TEA says money depleted for school bus seat belts

school bus

With the recent school bus accident that killed and injured multiple students in Houston still in the news and on the minds of parents everywhere, the Texas Education Agency has been answering tough questions about school bus safety belt regulations and state funding meant to ensure those regulations were adhered to.

TEA spokesperson DeEtta Culbertson said there was legislation enacted in 2009 that would require school buses purchased after September 2010 to be equipped with three-point safety harnesses, but the caveat included in the action stated that the rule would only apply if there was funding available to reimburse entities for the cost.

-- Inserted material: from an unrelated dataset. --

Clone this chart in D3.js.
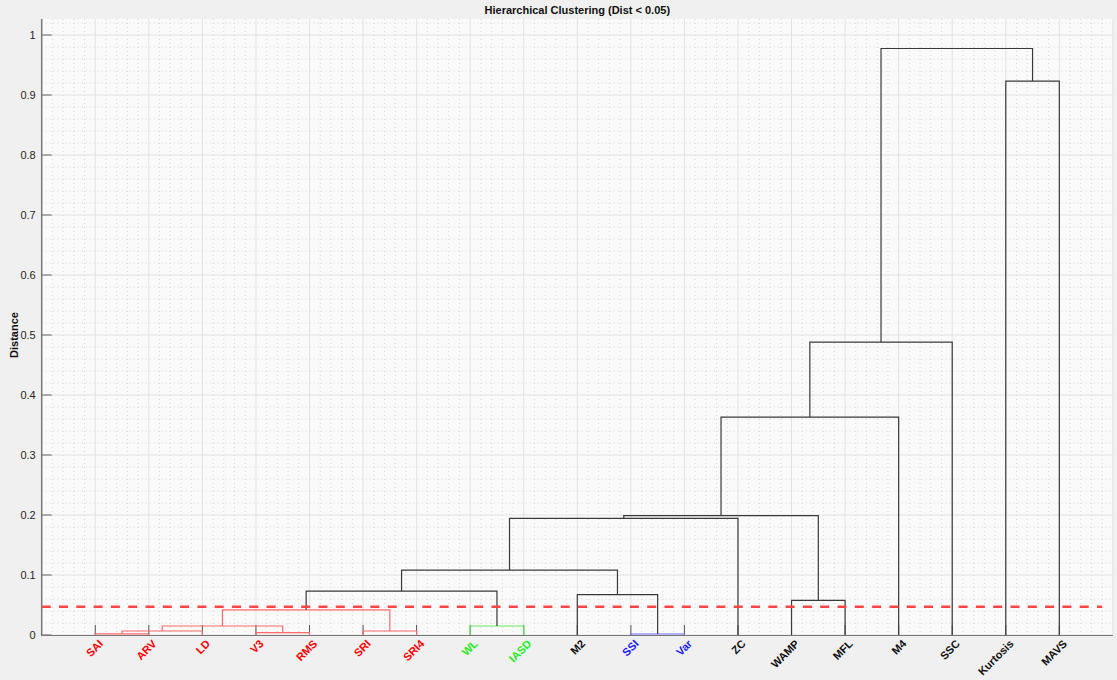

According to her, $10 million was earmarked for the project, although less than $500,000 was ever awarded to install safety belts in school buses statewide.

“In 2011, the state was undergoing major budget issues,” Culbertson said. “At that time, $7.5 million went back into the (state’s) general fund.”

According to her, TEA was required to give the money back to the state after lackluster response from school districts prevented the seat belt grant funding from making its way to its intended target.

“I can’t say why they didn’t apply for the funding,” Culbertson said, mentioning that school districts could have been kept back by the grant stipulations citing the purchase of new school buses as a requirement, or the stringent applique of a 3-tier process of awarding the grant. “What I do know is only 12 (out of more than 1,000 Texas school districts) applied.”

Of the 12 applicants for the seat belt grant funding, only four were given any money, a total of  $416,582.

Culbertson said, “Expenditures of grant awards were limited exclusively to the incremental cost of purchasing buses with three-point seat belts, or for reimbursing the incremental cost of purchasing said buses: Austin ISD – $95,550; Pettus ISD – $7,376; South Texas ISD – $63,380; and Dallas County Schools – $250,276.”

Beaumont Independent School District parents were instrumental in passing the legislation that would have called for seat belt installation in school buses after two West Brook High School student athletes were killed when the chartered bus they were traveling in was involved in an accident. The bus was not equipped with seat belts.

BISD never applied for the seat belt grant funds, according to Culbertson. BISD spokesperson Ron Reynolds confirmed that BISD never received any grant funding to install seat belts. BISD does, however, have seat belts installed in most of its buses, according to Reynolds. Of the 228 school buses in the BISD fleet, 122 are equipped with seat belts, he said.